**Set exercise**:
The line containing "1, 0.5, 1, 3];" marks the end: extract everything from the first line of the data through that line, exactly, with no pictures.

"""

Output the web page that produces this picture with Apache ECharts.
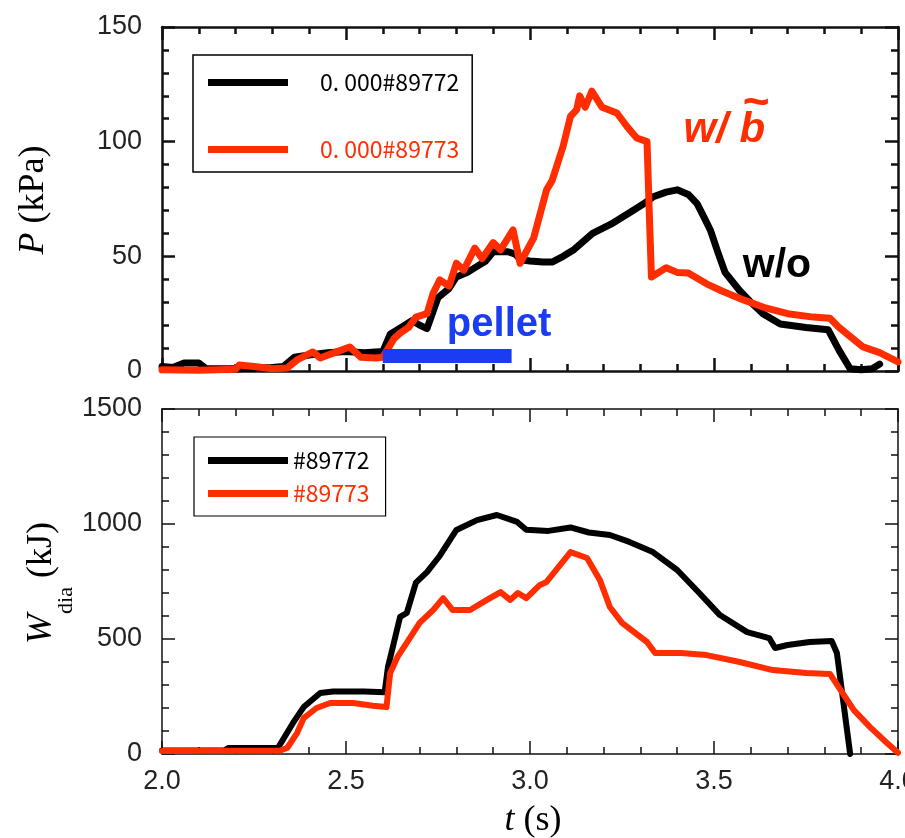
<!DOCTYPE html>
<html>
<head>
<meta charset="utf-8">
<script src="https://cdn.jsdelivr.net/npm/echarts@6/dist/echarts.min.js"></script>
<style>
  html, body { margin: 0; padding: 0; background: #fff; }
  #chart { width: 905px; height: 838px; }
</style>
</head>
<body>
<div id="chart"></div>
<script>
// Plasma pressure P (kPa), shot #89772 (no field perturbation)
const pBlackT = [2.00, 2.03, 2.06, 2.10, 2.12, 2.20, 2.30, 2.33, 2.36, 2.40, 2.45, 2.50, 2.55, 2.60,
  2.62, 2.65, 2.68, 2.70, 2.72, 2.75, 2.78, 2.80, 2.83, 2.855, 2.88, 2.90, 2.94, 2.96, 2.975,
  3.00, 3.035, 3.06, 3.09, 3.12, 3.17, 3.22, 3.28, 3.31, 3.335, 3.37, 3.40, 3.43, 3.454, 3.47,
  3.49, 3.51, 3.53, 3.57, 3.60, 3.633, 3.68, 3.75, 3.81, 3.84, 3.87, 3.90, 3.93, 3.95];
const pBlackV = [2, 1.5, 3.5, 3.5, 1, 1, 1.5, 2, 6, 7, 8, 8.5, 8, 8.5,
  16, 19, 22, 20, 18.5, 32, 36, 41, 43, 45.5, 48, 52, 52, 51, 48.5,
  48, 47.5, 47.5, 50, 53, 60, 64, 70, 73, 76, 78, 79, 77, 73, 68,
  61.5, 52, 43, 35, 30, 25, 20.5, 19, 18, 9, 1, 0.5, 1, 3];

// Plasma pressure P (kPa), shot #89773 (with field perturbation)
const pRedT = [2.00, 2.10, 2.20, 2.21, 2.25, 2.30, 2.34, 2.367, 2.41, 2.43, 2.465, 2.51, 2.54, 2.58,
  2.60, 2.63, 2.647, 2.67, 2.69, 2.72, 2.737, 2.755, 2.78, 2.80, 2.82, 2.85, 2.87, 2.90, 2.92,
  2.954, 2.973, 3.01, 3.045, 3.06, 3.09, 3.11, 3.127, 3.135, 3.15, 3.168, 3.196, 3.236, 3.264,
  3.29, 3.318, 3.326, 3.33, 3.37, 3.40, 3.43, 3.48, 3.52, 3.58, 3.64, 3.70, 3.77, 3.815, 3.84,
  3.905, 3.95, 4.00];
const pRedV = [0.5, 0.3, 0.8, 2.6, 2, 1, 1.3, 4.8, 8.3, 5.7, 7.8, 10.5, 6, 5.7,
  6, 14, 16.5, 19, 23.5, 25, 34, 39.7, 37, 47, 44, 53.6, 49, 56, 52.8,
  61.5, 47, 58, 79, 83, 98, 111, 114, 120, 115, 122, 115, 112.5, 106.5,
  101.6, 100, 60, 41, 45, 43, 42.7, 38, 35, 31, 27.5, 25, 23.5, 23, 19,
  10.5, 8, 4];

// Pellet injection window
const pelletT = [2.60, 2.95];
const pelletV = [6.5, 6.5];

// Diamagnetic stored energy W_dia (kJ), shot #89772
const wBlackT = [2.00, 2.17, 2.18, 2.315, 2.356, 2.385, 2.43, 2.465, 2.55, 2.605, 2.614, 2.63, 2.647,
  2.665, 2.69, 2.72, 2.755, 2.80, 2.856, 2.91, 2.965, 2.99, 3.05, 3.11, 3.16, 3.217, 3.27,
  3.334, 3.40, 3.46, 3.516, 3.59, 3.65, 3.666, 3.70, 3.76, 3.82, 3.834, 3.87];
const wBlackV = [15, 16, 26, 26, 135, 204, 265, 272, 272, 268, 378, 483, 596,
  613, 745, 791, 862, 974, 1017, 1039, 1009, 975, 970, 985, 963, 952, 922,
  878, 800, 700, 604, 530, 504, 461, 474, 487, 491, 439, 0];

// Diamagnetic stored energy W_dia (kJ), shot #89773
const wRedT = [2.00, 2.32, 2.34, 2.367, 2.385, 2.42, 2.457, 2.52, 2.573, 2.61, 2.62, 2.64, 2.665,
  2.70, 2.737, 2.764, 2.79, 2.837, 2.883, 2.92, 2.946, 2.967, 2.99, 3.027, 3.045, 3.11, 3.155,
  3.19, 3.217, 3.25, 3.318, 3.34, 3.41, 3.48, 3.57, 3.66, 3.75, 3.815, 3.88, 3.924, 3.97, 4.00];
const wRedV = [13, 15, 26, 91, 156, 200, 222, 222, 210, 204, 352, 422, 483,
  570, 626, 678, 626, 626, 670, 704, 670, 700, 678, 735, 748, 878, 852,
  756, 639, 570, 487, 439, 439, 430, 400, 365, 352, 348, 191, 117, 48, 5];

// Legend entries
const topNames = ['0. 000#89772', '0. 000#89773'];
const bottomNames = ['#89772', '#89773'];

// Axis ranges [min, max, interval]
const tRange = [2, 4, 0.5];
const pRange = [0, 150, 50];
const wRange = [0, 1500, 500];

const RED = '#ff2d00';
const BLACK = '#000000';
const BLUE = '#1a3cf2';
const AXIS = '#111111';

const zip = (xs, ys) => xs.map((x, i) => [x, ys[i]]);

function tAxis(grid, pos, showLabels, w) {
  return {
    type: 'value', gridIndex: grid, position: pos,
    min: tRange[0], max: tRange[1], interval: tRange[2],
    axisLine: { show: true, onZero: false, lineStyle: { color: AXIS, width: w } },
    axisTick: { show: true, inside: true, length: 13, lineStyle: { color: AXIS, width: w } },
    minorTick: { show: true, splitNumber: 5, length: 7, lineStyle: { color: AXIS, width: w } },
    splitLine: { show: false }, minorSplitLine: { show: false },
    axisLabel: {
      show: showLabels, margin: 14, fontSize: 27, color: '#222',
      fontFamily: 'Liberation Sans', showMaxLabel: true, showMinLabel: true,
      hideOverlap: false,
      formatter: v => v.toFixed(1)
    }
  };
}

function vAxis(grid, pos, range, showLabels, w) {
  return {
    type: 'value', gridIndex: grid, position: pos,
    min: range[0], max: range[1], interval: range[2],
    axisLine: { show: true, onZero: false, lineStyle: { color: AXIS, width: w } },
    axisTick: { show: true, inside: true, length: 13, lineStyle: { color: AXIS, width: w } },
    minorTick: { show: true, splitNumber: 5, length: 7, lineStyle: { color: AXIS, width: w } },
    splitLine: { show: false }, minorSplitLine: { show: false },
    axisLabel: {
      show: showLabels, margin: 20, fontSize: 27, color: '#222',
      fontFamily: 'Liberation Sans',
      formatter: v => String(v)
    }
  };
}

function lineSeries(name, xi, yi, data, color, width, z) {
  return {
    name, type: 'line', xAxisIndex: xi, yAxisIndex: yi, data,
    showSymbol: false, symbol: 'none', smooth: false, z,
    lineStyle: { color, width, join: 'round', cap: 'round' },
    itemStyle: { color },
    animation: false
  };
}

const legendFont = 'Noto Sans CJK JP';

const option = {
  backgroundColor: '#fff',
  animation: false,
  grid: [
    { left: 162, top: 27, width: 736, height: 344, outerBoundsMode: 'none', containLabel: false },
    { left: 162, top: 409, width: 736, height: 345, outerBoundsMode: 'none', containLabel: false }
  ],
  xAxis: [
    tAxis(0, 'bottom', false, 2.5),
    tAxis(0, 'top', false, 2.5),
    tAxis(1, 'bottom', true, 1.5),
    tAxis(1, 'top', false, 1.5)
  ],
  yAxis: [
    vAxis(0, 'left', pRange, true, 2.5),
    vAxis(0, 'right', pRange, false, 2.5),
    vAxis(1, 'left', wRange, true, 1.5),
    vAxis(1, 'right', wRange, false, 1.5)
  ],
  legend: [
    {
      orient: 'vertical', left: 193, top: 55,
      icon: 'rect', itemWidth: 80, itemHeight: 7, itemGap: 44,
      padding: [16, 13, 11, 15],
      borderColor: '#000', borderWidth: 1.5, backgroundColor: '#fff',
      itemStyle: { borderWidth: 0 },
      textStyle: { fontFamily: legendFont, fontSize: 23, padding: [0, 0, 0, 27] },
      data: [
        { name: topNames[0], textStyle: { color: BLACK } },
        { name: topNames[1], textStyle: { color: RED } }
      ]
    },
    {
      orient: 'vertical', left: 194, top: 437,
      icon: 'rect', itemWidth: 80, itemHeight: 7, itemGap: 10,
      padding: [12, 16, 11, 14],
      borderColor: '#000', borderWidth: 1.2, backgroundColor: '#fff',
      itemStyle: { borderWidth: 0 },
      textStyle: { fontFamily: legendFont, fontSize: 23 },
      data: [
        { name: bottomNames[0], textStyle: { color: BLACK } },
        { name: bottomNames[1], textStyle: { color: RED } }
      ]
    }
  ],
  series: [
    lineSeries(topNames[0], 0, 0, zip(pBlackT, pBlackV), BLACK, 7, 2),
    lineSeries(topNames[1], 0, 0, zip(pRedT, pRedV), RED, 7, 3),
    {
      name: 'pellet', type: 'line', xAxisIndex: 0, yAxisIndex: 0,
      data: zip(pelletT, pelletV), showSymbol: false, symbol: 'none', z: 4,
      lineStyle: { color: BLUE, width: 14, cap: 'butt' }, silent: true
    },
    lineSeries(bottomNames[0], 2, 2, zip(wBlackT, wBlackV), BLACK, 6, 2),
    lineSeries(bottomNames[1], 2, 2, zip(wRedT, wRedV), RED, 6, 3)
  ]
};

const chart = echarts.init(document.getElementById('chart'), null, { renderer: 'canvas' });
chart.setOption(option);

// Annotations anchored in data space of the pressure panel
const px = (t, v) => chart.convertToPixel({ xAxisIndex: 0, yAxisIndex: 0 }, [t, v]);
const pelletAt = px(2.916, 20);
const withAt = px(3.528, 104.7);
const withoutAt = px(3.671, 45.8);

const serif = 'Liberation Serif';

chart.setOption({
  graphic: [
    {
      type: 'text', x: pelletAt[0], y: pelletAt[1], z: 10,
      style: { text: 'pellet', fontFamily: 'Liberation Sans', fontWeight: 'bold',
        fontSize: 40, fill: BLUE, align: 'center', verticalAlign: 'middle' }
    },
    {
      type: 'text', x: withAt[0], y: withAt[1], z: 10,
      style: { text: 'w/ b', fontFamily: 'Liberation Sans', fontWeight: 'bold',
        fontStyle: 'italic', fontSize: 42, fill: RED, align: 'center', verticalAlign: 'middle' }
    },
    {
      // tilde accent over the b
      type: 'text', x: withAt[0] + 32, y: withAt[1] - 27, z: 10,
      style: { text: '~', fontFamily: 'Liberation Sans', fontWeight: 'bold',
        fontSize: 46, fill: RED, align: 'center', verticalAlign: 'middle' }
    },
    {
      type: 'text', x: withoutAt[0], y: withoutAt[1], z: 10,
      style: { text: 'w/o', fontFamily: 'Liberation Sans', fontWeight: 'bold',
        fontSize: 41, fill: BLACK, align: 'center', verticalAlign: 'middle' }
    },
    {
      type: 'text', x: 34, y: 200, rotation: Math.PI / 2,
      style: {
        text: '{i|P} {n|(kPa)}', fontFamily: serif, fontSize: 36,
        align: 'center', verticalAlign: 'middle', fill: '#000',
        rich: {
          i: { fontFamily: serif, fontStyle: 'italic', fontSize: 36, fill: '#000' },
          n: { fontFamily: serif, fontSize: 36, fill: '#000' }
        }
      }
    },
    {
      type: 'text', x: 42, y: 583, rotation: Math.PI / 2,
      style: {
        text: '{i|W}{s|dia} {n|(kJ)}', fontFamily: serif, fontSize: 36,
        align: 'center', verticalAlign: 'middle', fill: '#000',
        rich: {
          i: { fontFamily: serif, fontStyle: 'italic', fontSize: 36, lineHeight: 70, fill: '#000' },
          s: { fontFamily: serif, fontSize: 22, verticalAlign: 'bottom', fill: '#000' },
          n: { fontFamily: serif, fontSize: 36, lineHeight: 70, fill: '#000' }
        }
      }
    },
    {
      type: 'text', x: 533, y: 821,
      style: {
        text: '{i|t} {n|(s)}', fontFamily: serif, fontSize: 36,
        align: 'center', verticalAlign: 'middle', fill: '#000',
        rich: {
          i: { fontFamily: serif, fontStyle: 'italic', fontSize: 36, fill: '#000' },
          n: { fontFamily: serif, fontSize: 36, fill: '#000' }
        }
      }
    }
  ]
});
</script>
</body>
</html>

"""

**Answer to this task**:
Output the web page that produces this picture with Apache ECharts.
<!DOCTYPE html>
<html>
<head>
<meta charset="utf-8">
<script src="https://cdn.jsdelivr.net/npm/echarts@6/dist/echarts.min.js"></script>
<style>
  html, body { margin: 0; padding: 0; background: #fff; }
  #chart { width: 905px; height: 838px; }
</style>
</head>
<body>
<div id="chart"></div>
<script>
// Plasma pressure P (kPa), shot #89772 (no field perturbation)
const pBlackT = [2.00, 2.03, 2.06, 2.10, 2.12, 2.20, 2.30, 2.33, 2.36, 2.40, 2.45, 2.50, 2.55, 2.60,
  2.62, 2.65, 2.68, 2.70, 2.72, 2.75, 2.78, 2.80, 2.83, 2.855, 2.88, 2.90, 2.94, 2.96, 2.975,
  3.00, 3.035, 3.06, 3.09, 3.12, 3.17, 3.22, 3.28, 3.31, 3.335, 3.37, 3.40, 3.43, 3.454, 3.47,
  3.49, 3.51, 3.53, 3.57, 3.60, 3.633, 3.68, 3.75, 3.81, 3.84, 3.87, 3.90, 3.93, 3.95];
const pBlackV = [2, 1.5, 3.5, 3.5, 1, 1, 1.5, 2, 6, 7, 8, 8.5, 8, 8.5,
  16, 19, 22, 20, 18.5, 32, 36, 41, 43, 45.5, 48, 52, 52, 51, 48.5,
  48, 47.5, 47.5, 50, 53, 60, 64, 70, 73, 76, 78, 79, 77, 73, 68,
  61.5, 52, 43, 35, 30, 25, 20.5, 19, 18, 9, 1, 0.5, 1, 3];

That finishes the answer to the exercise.